An alternative would be to look the answers up in a book, but I've often found that working things out for myself, while it sometimes means barking up entirely the wrong tree, puts me in a much better state to understand the books when I get to them.
Creatures Caro asked how big my owl was, and I replied it was smaller than a 747 but bigger than a DC-3.

It was at dusk a double-decade ago, in late August or early September, and my brother and I had spent the whole day haying. We'd gotten the last of the bales in, using an old station-wagon with the roof removed as a make-shift pickup truck, and I was walking down to get something from the far field, when I saw it.

A great horned owl, gliding silently across the field in the half-light, looking so huge I immediately understood the stories of witches riding on their backs. Just then and there, a healthy teenage boy, I wouldn't have minded meeting one.

The owl flew on, taking no notice of me, surveying the field for mice, or possibly bears. It really did look big enough to take one. It only made one pass that I saw, then flew to richer pastures. Haying was going on all over the district, so the pickings must have been rich. A bird that size would need a lot of mice to keep itself going, even without a passenger.
Reading Started on Tennyson's Idyll's of the King and am enjoying it a great deal. I don't have a lot of time for Arthurian legend, although I treasure Steinbeck's The Act's of King Arthur and His Noble Knights despite of -- or possibly because of, given the way the story comes out -- it's unfinished state. That the same person could have written this as wrote The Pearl is one more monument to the flexibility and power of the individual.

Someone -- I can't remember who -- said that Tennyson knew everything about melancholy and nothing about anything else, and I'm not finding that with his Arthur at all. The weak iambic pentameter is remarkably readable as well -- I've been reviewing some of my early poetry and am a tad dismayed at my over-use of strong meter. But hey, I was just learnin'. Besides, it's fun.

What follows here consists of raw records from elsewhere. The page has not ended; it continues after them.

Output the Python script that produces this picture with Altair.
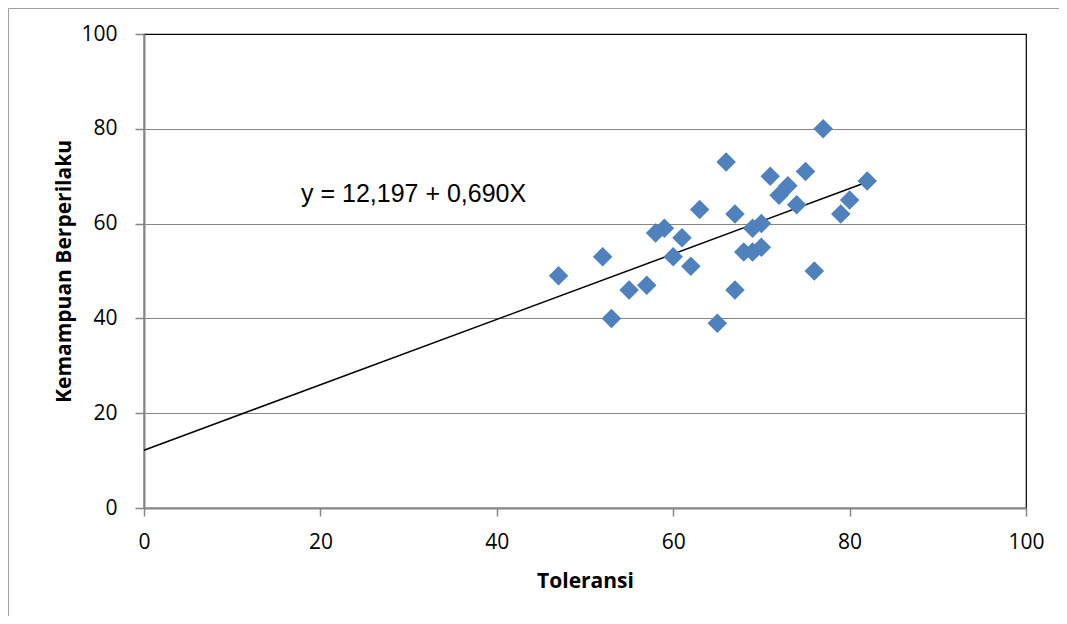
import altair as alt
import pandas as pd

# Data
toleransi = [77, 66, 75, 71, 82, 73, 72, 80, 74, 79, 67, 63, 70, 69, 59,
             58, 61, 60, 52, 62, 68, 69, 70, 47, 76, 57, 55, 67, 53, 65]
kemampuan = [80, 73, 71, 70, 69, 68, 66, 65, 64, 62, 62, 63, 60, 59, 59,
             58, 57, 53, 53, 51, 54, 54, 55, 49, 50, 47, 46, 46, 40, 39]

intercept = 12.197
slope = 0.690
trend_x = [0, 82]
equation_text = "y = 12,197 + 0,690X"
axis_ticks = [0, 20, 40, 60, 80, 100]

pts = pd.DataFrame({"Toleransi": toleransi, "Kemampuan": kemampuan})
trend = pd.DataFrame({"Toleransi": trend_x,
                      "Kemampuan": [intercept + slope * v for v in trend_x]})
one = pd.DataFrame({"a": [0]})

FONT = "Open Sans"
GRAY = "#868686"

x_scale = alt.Scale(domain=[0, 100], nice=False, zero=False)
y_scale = alt.Scale(domain=[0, 100], nice=False, zero=False)

x_axis = alt.Axis(values=axis_ticks, grid=False, title="Toleransi",
                  domainColor=GRAY, domainWidth=2, tickColor=GRAY, tickSize=8,
                  tickWidth=1.5, labelFont=FONT, labelFontSize=21,
                  labelFlush=False,
                  labelColor="black", labelPadding=15, titleFont=FONT,
                  titleFontSize=21, titleFontWeight="bold", titleColor="black",
                  titlePadding=18)
y_axis = alt.Axis(values=axis_ticks, grid=True, title="Kemampuan Berperilaku",
                  gridColor={"condition": {"test": "datum.value === 100", "value": "black"},
                             "value": GRAY},
                  gridWidth=1.2, labelFlush=False,
                  domainColor=GRAY, domainWidth=2, tickColor=GRAY, tickSize=9,
                  tickWidth=1.5, labelFont=FONT, labelFontSize=21,
                  labelColor="black", labelPadding=18, titleFont=FONT,
                  titleFontSize=21, titleFontWeight="bold", titleColor="black",
                  titlePadding=6)

points = alt.Chart(pts).mark_point(shape="diamond", filled=True, size=380,
                                   color="#4F81BD", opacity=1).encode(
    x=alt.X("Toleransi:Q", scale=x_scale, axis=x_axis),
    y=alt.Y("Kemampuan:Q", scale=y_scale, axis=y_axis),
)

line = alt.Chart(trend).mark_line(color="black", strokeWidth=1.5).encode(
    x=alt.X("Toleransi:Q", scale=x_scale),
    y=alt.Y("Kemampuan:Q", scale=y_scale),
)

label = alt.Chart(one).mark_text(align="left", baseline="alphabetic",
                                 font="Liberation Sans", fontSize=25,
                                 color="black").encode(
    x=alt.value(157), y=alt.value(168), text=alt.value(equation_text))

frame_top = alt.Chart(one).mark_rule(color="#a0a0a0", strokeWidth=1).encode(
    x=alt.value(-135.5), x2=alt.value(923), y=alt.value(-25.5))
frame_left = alt.Chart(one).mark_rule(color="#a0a0a0", strokeWidth=1).encode(
    x=alt.value(-135.5), y=alt.value(-25.5), y2=alt.value(590))

chart = alt.layer(line, points, label, frame_top, frame_left).properties(
    width=882, height=474,
    padding={"left": 136, "top": 26, "right": 33, "bottom": 108},
    autosize="none",
).configure_view(stroke="black", strokeWidth=1.2)

chart.save("out.html", embed_options={"renderer": "svg", "actions": False})
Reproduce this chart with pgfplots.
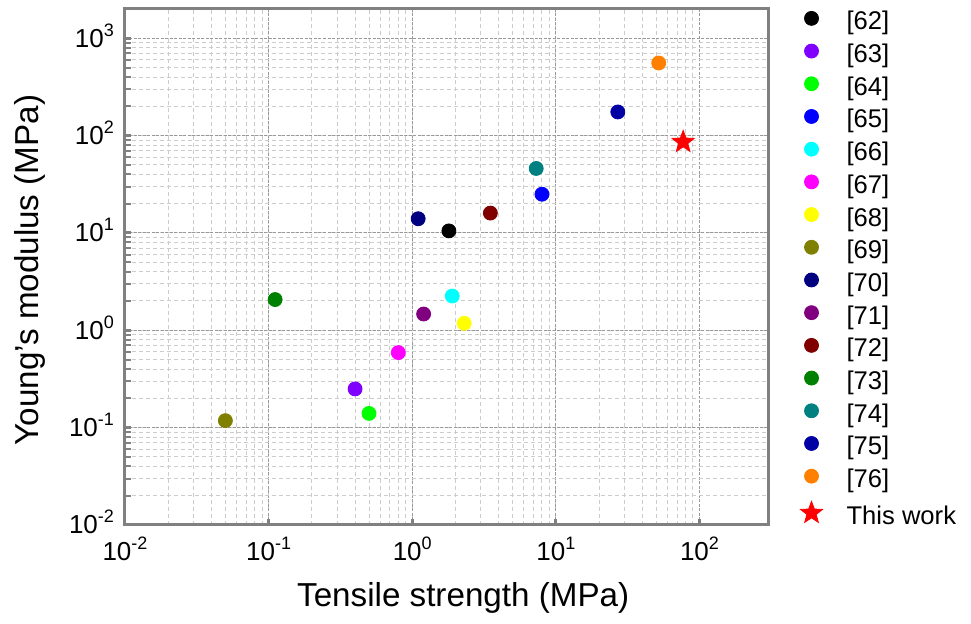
\documentclass[border=0pt]{standalone}
\usepackage{fontspec}
\setmainfont{Liberation Sans}
\usepackage{pgfplots}
\pgfplotsset{compat=1.18}
\definecolor{c62}{RGB}{0,0,0}
\definecolor{c63}{RGB}{128,0,255}
\definecolor{c64}{RGB}{0,255,0}
\definecolor{c65}{RGB}{0,0,255}
\definecolor{c66}{RGB}{0,255,255}
\definecolor{c67}{RGB}{255,0,255}
\definecolor{c68}{RGB}{255,255,0}
\definecolor{c69}{RGB}{128,128,0}
\definecolor{c70}{RGB}{0,0,128}
\definecolor{c71}{RGB}{128,0,128}
\definecolor{c72}{RGB}{128,0,0}
\definecolor{c73}{RGB}{0,128,0}
\definecolor{c74}{RGB}{0,128,128}
\definecolor{c75}{RGB}{0,0,165}
\definecolor{c76}{RGB}{255,128,0}
\newcommand\tl[1]{10\smash{\raisebox{5.5pt}{\fontsize{9}{9}\selectfont #1}}}
\pgfdeclareplotmark{fstar}{%
  \pgfpathmoveto{\pgfpointpolar{90}{\pgfplotmarksize}}%
  \pgfpathlineto{\pgfpointpolar{126}{0.42\pgfplotmarksize}}%
  \pgfpathlineto{\pgfpointpolar{162}{\pgfplotmarksize}}%
  \pgfpathlineto{\pgfpointpolar{198}{0.42\pgfplotmarksize}}%
  \pgfpathlineto{\pgfpointpolar{234}{\pgfplotmarksize}}%
  \pgfpathlineto{\pgfpointpolar{270}{0.42\pgfplotmarksize}}%
  \pgfpathlineto{\pgfpointpolar{306}{\pgfplotmarksize}}%
  \pgfpathlineto{\pgfpointpolar{342}{0.42\pgfplotmarksize}}%
  \pgfpathlineto{\pgfpointpolar{18}{\pgfplotmarksize}}%
  \pgfpathlineto{\pgfpointpolar{54}{0.42\pgfplotmarksize}}%
  \pgfpathclose
  \pgfusepathqfillstroke}
\begin{document}
\begin{tikzpicture}
\begin{axis}[
  scale only axis, width=321.5pt, height=258pt,
  xmode=log, ymode=log,
  xmin=0.01, xmax=300, ymin=0.01, ymax=2000,
  xtick={0.01,0.1,1,10,100},
  xticklabels={\tl{-2},\tl{-1},\tl{0},\tl{1},\tl{2}},
  ytick={0.01,0.1,1,10,100,1000},
  yticklabels={\tl{-2},\tl{-1},\tl{0},\tl{1},\tl{2},\tl{3}},
  grid=both,
  major grid style={gray!80, line width=0.5pt, dash pattern=on 1.5pt off 0.75pt},
  minor grid style={gray!40, line width=0.5pt, dash pattern=on 2pt off 1.5pt},
  axis line style={gray, line width=1.5pt},
  tick align=inside, xtick pos=left, ytick pos=left,
  major tick length=3pt, minor tick length=3pt,
  major tick style={gray, line width=1.5pt},
  minor tick style={gray, line width=1pt},
  minor x tick style={draw=none},
  tick label style={font=\fontsize{13}{15}\selectfont},
  xticklabel style={yshift=-5pt},
  yticklabel style={xshift=-2pt},
  xlabel={Tensile strength (MPa)},
  ylabel={Young's modulus (MPa)},
  label style={font=\fontsize{16.6}{19}\selectfont},
  xlabel style={at={(rel axis cs:0.526,-0.1415)}, anchor=center},
  ylabel style={at={(rel axis cs:-0.148,0.494)}, anchor=center},
  legend style={at={(rel axis cs:1.0499,0.9971)}, anchor=north west, draw=none, fill=none,
    inner xsep=0pt, inner ysep=0pt, row sep=3.85pt, column sep=12pt,
    font=\fontsize{12.8}{15}\selectfont,
    nodes={inner sep=0pt, text height=9.5pt, text depth=3pt, anchor=west}},
  legend cell align=left,
  legend image post style={yshift=2.5pt},
  every axis plot/.append style={only marks, mark=*, mark size=3.5pt},
]
\addplot[c62, mark options={fill=c62}] coordinates {(1.8,10.5)}; \addlegendentry{[62]}
\addplot[c63, mark options={fill=c63}] coordinates {(0.40,0.25)}; \addlegendentry{[63]}
\addplot[c64, mark options={fill=c64}] coordinates {(0.50,0.14)}; \addlegendentry{[64]}
\addplot[c65, mark options={fill=c65}] coordinates {(8.0,25)}; \addlegendentry{[65]}
\addplot[c66, mark options={fill=c66}] coordinates {(1.9,2.25)}; \addlegendentry{[66]}
\addplot[c67, mark options={fill=c67}] coordinates {(0.80,0.59)}; \addlegendentry{[67]}
\addplot[c68, mark options={fill=c68}] coordinates {(2.3,1.18)}; \addlegendentry{[68]}
\addplot[c69, mark options={fill=c69}] coordinates {(0.05,0.118)}; \addlegendentry{[69]}
\addplot[c70, mark options={fill=c70}] coordinates {(1.1,14)}; \addlegendentry{[70]}
\addplot[c71, mark options={fill=c71}] coordinates {(1.2,1.47)}; \addlegendentry{[71]}
\addplot[c72, mark options={fill=c72}] coordinates {(3.5,16)}; \addlegendentry{[72]}
\addplot[c73, mark options={fill=c73}] coordinates {(0.111,2.07)}; \addlegendentry{[73]}
\addplot[c74, mark options={fill=c74}] coordinates {(7.3,46)}; \addlegendentry{[74]}
\addplot[c75, mark options={fill=c75}] coordinates {(27,175)}; \addlegendentry{[75]}
\addplot[c76, mark options={fill=c76}] coordinates {(52,557)}; \addlegendentry{[76]}
\addplot[red, mark=fstar, mark size=5.8pt, mark options={fill=red}] coordinates {(77,86)}; \addlegendentry{This work}
\coordinate (bbsw) at (rel axis cs:-0.1944,-0.1919);
\coordinate (bbne) at (rel axis cs:1.3157,1.0174);
\end{axis}
\pgfresetboundingbox
\path[use as bounding box] (bbsw) rectangle (bbne);
\end{tikzpicture}
\end{document}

I finally broke down and bought a real copy of Eliot's "The Waste Land", which I've been avoiding doing for a while -- it's such a lot of money to pay for a book that essentially only contains one or two poems. But it's such an unavoidable poem, and it's full of metrical sophistocation, to the point of sometimes getting beyond itself and losing its way. "Prufrock" is probably a better poem considered as a sustained effort, but the peaks of the "The Waste Land" are higher: "Gentile or Jew/O you who turn the wheel and look to windward/Consider Phlebas, who was once handsome and as tall as you."

I dislike the poem's dismal view of life, but can appreciate Eliot's motives. He was living in a pretty dismal time, at the beginning of the war that dominated the past century, fought from 1914 to 1989, beginning in Sarajevo, ending with the fall of the Berlin wall. But he missed the hope of individual redemption, even in the midst of collective dispair. I've often wondered if John Enright's "What Child" was intended to answer "Death By Water": "For feet that take such giant steps/Once were soft and small." Eliot missed out on the tenacity of beauty and life amidst the mid-industrial decay.

I was going to write more about The Count of Monte Cristo so I shall. The real fantasy Monte Cristo is living is that of independence from societal rules. His servant in the chapter XLIV (The Vendetta) says that once you've given up your own life your strength increases tenfold because of that, and Monte Cristo agrees with him. This is what these men have done, and what no other characters in the novel have done -- they have treated themselves as dead to the world, and pursued only the goals that matter to them.

We live in a society of faux rebels -- where rebellion is given lip service, but anyone who dares actually rebel is either reviled or ignored. I think there's probably less tolerance for diversity and eccentricity than there was a hundred years ago, although probably more than there was fifty years ago.

Conformity is the product of war, and the War Is Over. We need to grow into the space and freedom that that allows us.